Hierarchical Cloud-Edge Orchestration is a multi-level resource management approach that integrates cloud, fog, and edge layers to optimize latency, energy, cost, accuracy, and privacy in applications such as IoT and AI.
It employs tiered architectures and advanced algorithms including hierarchical reinforcement learning and multi-agent coordination to dynamically allocate workloads and meet real-time constraints.
Real-world implementations leverage containerization and Kubernetes extensions to achieve significant latency reduction, improved throughput, and efficient resource utilization.

Hierarchical cloud-edge orchestration refers to the multi-level management and dynamic allocation of computational, storage, and network resources across integrated cloud, fog, and edge infrastructures, with the goal of jointly optimizing latency, energy, cost, accuracy, and privacy in distributed applications such as Internet of Things (IoT), federated learning, serverless computation, and AI workflows.
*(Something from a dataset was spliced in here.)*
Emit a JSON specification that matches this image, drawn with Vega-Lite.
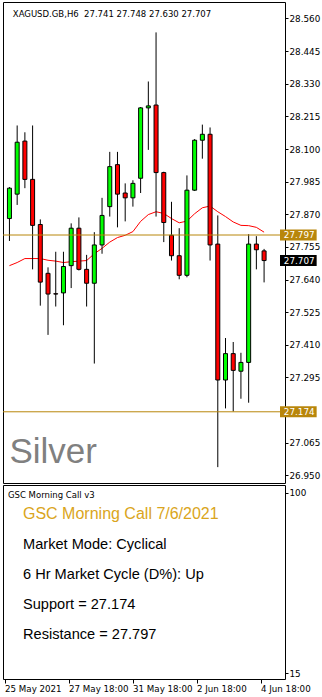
{
  "$schema": "https://vega.github.io/schema/vega-lite/v6.json",
  "padding": {"left": 1, "top": 1, "right": 0, "bottom": 0},
  "autosize": {"type": "pad"},
  "background": "white",
  "spacing": 2,
  "bounds": "flush",
  "config": {
    "view": {"stroke": "black", "strokeWidth": 1},
    "axis": {"grid": false, "domain": false, "ticks": true, "tickColor": "black", "labelColor": "black", "labelFont": "DejaVu Sans", "labelFontSize": 8.7, "labelOverlap": false, "labelBound": false, "labelFlush": false}
  },
  "datasets": {
    "candles": [
      {"i": 0, "open": 27.855, "high": 27.966, "low": 27.776, "close": 27.962, "ma": 27.689},
      {"i": 1, "open": 27.941, "high": 28.183, "low": 27.903, "close": 28.124, "ma": 27.700},
      {"i": 2, "open": 28.128, "high": 28.159, "low": 27.962, "close": 27.993, "ma": 27.714},
      {"i": 3, "open": 27.993, "high": 28.183, "low": 27.676, "close": 27.831, "ma": 27.714},
      {"i": 4, "open": 27.834, "high": 27.852, "low": 27.548, "close": 27.631, "ma": 27.714},
      {"i": 5, "open": 27.662, "high": 27.683, "low": 27.445, "close": 27.589, "ma": 27.708},
      {"i": 6, "open": 27.590, "high": 27.738, "low": 27.545, "close": 27.589, "ma": 27.705},
      {"i": 7, "open": 27.593, "high": 27.738, "low": 27.479, "close": 27.686, "ma": 27.700},
      {"i": 8, "open": 27.689, "high": 27.838, "low": 27.610, "close": 27.821, "ma": 27.703},
      {"i": 9, "open": 27.821, "high": 27.859, "low": 27.672, "close": 27.676, "ma": 27.705},
      {"i": 10, "open": 27.676, "high": 27.727, "low": 27.545, "close": 27.627, "ma": 27.707},
      {"i": 11, "open": 27.627, "high": 27.807, "low": 27.344, "close": 27.762, "ma": 27.731},
      {"i": 12, "open": 27.762, "high": 27.928, "low": 27.731, "close": 27.866, "ma": 27.750},
      {"i": 13, "open": 27.897, "high": 28.090, "low": 27.862, "close": 28.038, "ma": 27.772},
      {"i": 14, "open": 28.045, "high": 28.090, "low": 27.824, "close": 27.941, "ma": 27.788},
      {"i": 15, "open": 27.945, "high": 27.979, "low": 27.845, "close": 27.928, "ma": 27.796},
      {"i": 16, "open": 27.928, "high": 27.990, "low": 27.897, "close": 27.979, "ma": 27.809},
      {"i": 17, "open": 27.997, "high": 28.248, "low": 27.945, "close": 28.245, "ma": 27.845},
      {"i": 18, "open": 28.245, "high": 28.338, "low": 28.097, "close": 28.252, "ma": 27.869},
      {"i": 19, "open": 28.255, "high": 28.511, "low": 27.862, "close": 28.017, "ma": 27.879},
      {"i": 20, "open": 28.017, "high": 28.020, "low": 27.772, "close": 27.841, "ma": 27.873},
      {"i": 21, "open": 27.796, "high": 27.914, "low": 27.707, "close": 27.724, "ma": 27.855},
      {"i": 22, "open": 27.724, "high": 27.821, "low": 27.641, "close": 27.655, "ma": 27.840},
      {"i": 23, "open": 27.655, "high": 28.007, "low": 27.648, "close": 27.955, "ma": 27.846},
      {"i": 24, "open": 27.955, "high": 28.135, "low": 27.952, "close": 28.131, "ma": 27.872},
      {"i": 25, "open": 28.131, "high": 28.186, "low": 28.066, "close": 28.152, "ma": 27.893},
      {"i": 26, "open": 28.152, "high": 28.176, "low": 27.707, "close": 27.762, "ma": 27.899},
      {"i": 27, "open": 27.765, "high": 27.866, "low": 26.979, "close": 27.286, "ma": 27.879},
      {"i": 28, "open": 27.286, "high": 27.434, "low": 27.186, "close": 27.379, "ma": 27.862},
      {"i": 29, "open": 27.379, "high": 27.420, "low": 27.175, "close": 27.320, "ma": 27.843},
      {"i": 30, "open": 27.317, "high": 27.382, "low": 27.220, "close": 27.348, "ma": 27.831},
      {"i": 31, "open": 27.348, "high": 27.800, "low": 27.206, "close": 27.765, "ma": 27.830},
      {"i": 32, "open": 27.765, "high": 27.793, "low": 27.676, "close": 27.745, "ma": 27.824},
      {"i": 33, "open": 27.741, "high": 27.748, "low": 27.630, "close": 27.707, "ma": 27.807}
    ],
    "levels": [
      {"level": "Resistance", "price": 27.797},
      {"level": "Support", "price": 27.174}
    ],
    "notes": [
      {"line": 1, "text": "GSC Morning Call 7/6/2021"},
      {"line": 2, "text": "Market Mode: Cyclical"},
      {"line": 3, "text": "6 Hr Market Cycle (D%): Up"},
      {"line": 4, "text": "Support = 27.174"},
      {"line": 5, "text": "Resistance = 27.797"}
    ]
  },
  "vconcat": [
    {
      "width": 282,
      "height": 481,
      "layer": [
        {
          "data": {"name": "candles"},
          "mark": {"type": "line", "color": "#ff0000", "strokeWidth": 1, "clip": true},
          "encoding": {
            "x": {"field": "i", "type": "quantitative", "title": null, "scale": {"domain": [-0.1875, 35.0625], "nice": false, "zero": false}, "axis": null},
            "y": {"field": "ma", "type": "quantitative", "title": null,
                  "scale": {"domain": [26.9407, 28.6005], "nice": false, "zero": false},
                  "axis": {"orient": "right", "title": null, "values": [28.560, 28.445, 28.330, 28.215, 28.100, 27.985, 27.870, 27.755, 27.640, 27.525, 27.410, 27.295, 27.065, 26.950], "tickCount": 40, "format": ".3f", "tickSize": 3, "labelPadding": 1, "labelFontSize": 8.8, "labelOverlap": false, "labelBound": false, "labelFlush": false}}
          }
        },
        {
          "data": {"name": "candles"},
          "mark": {"type": "rule", "color": "black", "strokeWidth": 1, "clip": true},
          "encoding": {
            "x": {"field": "i", "type": "quantitative", "title": null},
            "y": {"field": "low", "type": "quantitative", "title": null},
            "y2": {"field": "high"}
          }
        },
        {
          "data": {"name": "candles"},
          "mark": {"type": "bar", "width": 4, "stroke": "black", "strokeWidth": 1, "clip": true},
          "encoding": {
            "x": {"field": "i", "type": "quantitative", "title": null},
            "y": {"field": "open", "type": "quantitative", "title": null},
            "y2": {"field": "close"},
            "fill": {"condition": {"test": "datum.close >= datum.open", "value": "#00ff00"}, "value": "#ff0000"}
          }
        },
        {
          "data": {"name": "levels"},
          "mark": {"type": "rule", "color": "#B8860B", "strokeWidth": 1},
          "encoding": {
            "y": {"field": "price", "type": "quantitative", "title": null}
          }
        },
        {
          "data": {"name": "levels"},
          "mark": {"type": "bar", "height": 11, "color": "#B8860B"},
          "encoding": {
            "x": {"datum": 35.0625, "title": null},
            "x2": {"datum": 39.8125},
            "y": {"field": "price", "type": "quantitative", "title": null}
          }
        },
        {
          "data": {"name": "levels"},
          "mark": {"type": "text", "align": "left", "baseline": "middle", "color": "white", "font": "DejaVu Sans", "fontSize": 8.8},
          "encoding": {
            "x": {"datum": 35.5625, "title": null},
            "y": {"field": "price", "type": "quantitative", "title": null},
            "text": {"field": "price", "type": "quantitative", "format": ".3f"}
          }
        },
        {
          "data": {"name": "candles"},
          "transform": [{"filter": "datum.i == 33"}],
          "mark": {"type": "bar", "height": 11, "color": "black"},
          "encoding": {
            "x": {"datum": 35.0625, "title": null},
            "x2": {"datum": 39.8125},
            "y": {"field": "close", "type": "quantitative", "title": null}
          }
        },
        {
          "data": {"name": "candles"},
          "transform": [{"filter": "datum.i == 33"}],
          "mark": {"type": "text", "align": "left", "baseline": "middle", "color": "white", "font": "DejaVu Sans", "fontSize": 8.8},
          "encoding": {
            "x": {"datum": 35.5625, "title": null},
            "y": {"field": "close", "type": "quantitative", "title": null},
            "text": {"field": "close", "type": "quantitative", "format": ".3f"}
          }
        },
        {
          "data": {"values": [{}]},
          "mark": {"type": "text", "text": "XAGUSD.GB,H6\u00a0 27.741 27.748 27.630 27.707", "align": "left", "baseline": "alphabetic", "color": "black", "font": "DejaVu Sans", "fontSize": 8.5},
          "encoding": {
            "x": {"datum": 0.4375, "title": null},
            "y": {"datum": 28.565, "title": null}
          }
        },
        {
          "data": {"values": [{}]},
          "mark": {"type": "text", "text": "Silver", "align": "left", "baseline": "alphabetic", "color": "#808080", "font": "Liberation Sans", "fontSize": 35},
          "encoding": {
            "x": {"datum": 0.0, "title": null},
            "y": {"datum": 26.995, "title": null}
          }
        }
      ]
    },
    {
      "width": 282,
      "height": 194,
      "resolve": {"scale": {"y": "independent"}, "axis": {"y": "independent"}},
      "layer": [
        {
          "data": {"values": [{}]},
          "mark": {"type": "point", "opacity": 0},
          "encoding": {
            "x": {"datum": 0, "title": null, "scale": {"domain": [-0.1875, 35.0625], "nice": false, "zero": false},
                  "axis": {"orient": "bottom", "title": null, "values": [0, 8, 16, 24, 32], "tickCount": 20,
                           "labelExpr": "datum.value == 0 ? '25 May 2021' : datum.value == 8 ? '27 May 18:00' : datum.value == 16 ? '31 May 18:00' : datum.value == 24 ? '2 Jun 18:00' : '4 Jun 18:00'",
                           "labelAlign": "left", "tickSize": 4, "labelPadding": 1}},
            "y": {"datum": 50, "title": null, "scale": {"domain": [12.3, 103.6], "nice": false, "zero": false},
                  "axis": {"orient": "right", "title": null, "values": [15, 100], "tickCount": 20, "format": "d", "tickSize": 3, "labelPadding": 1, "labelFontSize": 8.8}}
          }
        },
        {
          "data": {"name": "notes"},
          "mark": {"type": "text", "align": "left", "baseline": "alphabetic", "font": "Liberation Sans"},
          "encoding": {
            "x": {"datum": 2.3125, "title": null},
            "y": {"field": "line", "type": "quantitative", "title": null, "scale": {"domain": [-0.15, 6.3167], "reverse": true, "nice": false, "zero": false}, "axis": null},
            "text": {"field": "text"},
            "color": {"condition": {"test": "datum.line == 1", "value": "#DAA520"}, "value": "black"},
            "size": {"condition": {"test": "datum.line == 1", "value": 16}, "value": 14.6}
          }
        },
        {
          "data": {"values": [{}]},
          "mark": {"type": "text", "text": "GSC Morning Call v3", "align": "left", "baseline": "alphabetic", "color": "black", "font": "DejaVu Sans", "fontSize": 8.5},
          "encoding": {
            "x": {"datum": 0.4375, "title": null},
            "y": {"datum": 0.2433, "title": null, "scale": {"domain": [-0.2, 6.2667], "reverse": true, "nice": false, "zero": false}, "axis": null}
          }
        }
      ]
    }
  ]
}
Architectures and orchestration algorithms explicitly account for the heterogeneous resource capabilities, variable data locality requirements, and stringent real-time constraints present in modern IoT and cyber-physical systems. Distinct orchestration layers (edge, fog, cloud) are typically coordinated via hierarchical controllers or reinforcement learning agents implementing policies that balance system-wide performance objectives subject to operational constraints (Zarei et al., 12 Nov 2025).

1. Architectural Models and Processing Layers

Hierarchical orchestration frameworks universally use a tiered model, most commonly comprising three layers:

Edge Layer: Resource-constrained IoT devices perform ultra-low-latency (sub-10 ms), privacy-sensitive tasks using local inference (e.g., TinyML, lightweight DNNs). These devices typically communicate upwards using lightweight messaging (e.g., MQTT) (Zarei et al., 12 Nov 2025, Liu et al., 2020).
Fog Layer: Positioned on gateways or local servers, the fog executes data aggregation, preprocessing, and intermediate analytics at moderate latency (10–100 ms). Containerized microservices (e.g., micro-VMs, Docker pods), federated learning, and REST/WebSocket APIs are standard (Zarei et al., 12 Nov 2025, Pizzolli et al., 2018).
Cloud Layer: Centralized data centers with large compute and storage resources handle big-data analytics, long-term storage, and global ML inference/training, with typical latencies exceeding 100 ms (Zarei et al., 12 Nov 2025, Pizzolli et al., 2018).

Orchestrators reside at the cloud, fog, or as distributed agents and coordinate monitoring, task assignment, policy enforcement, and scaling across these layers.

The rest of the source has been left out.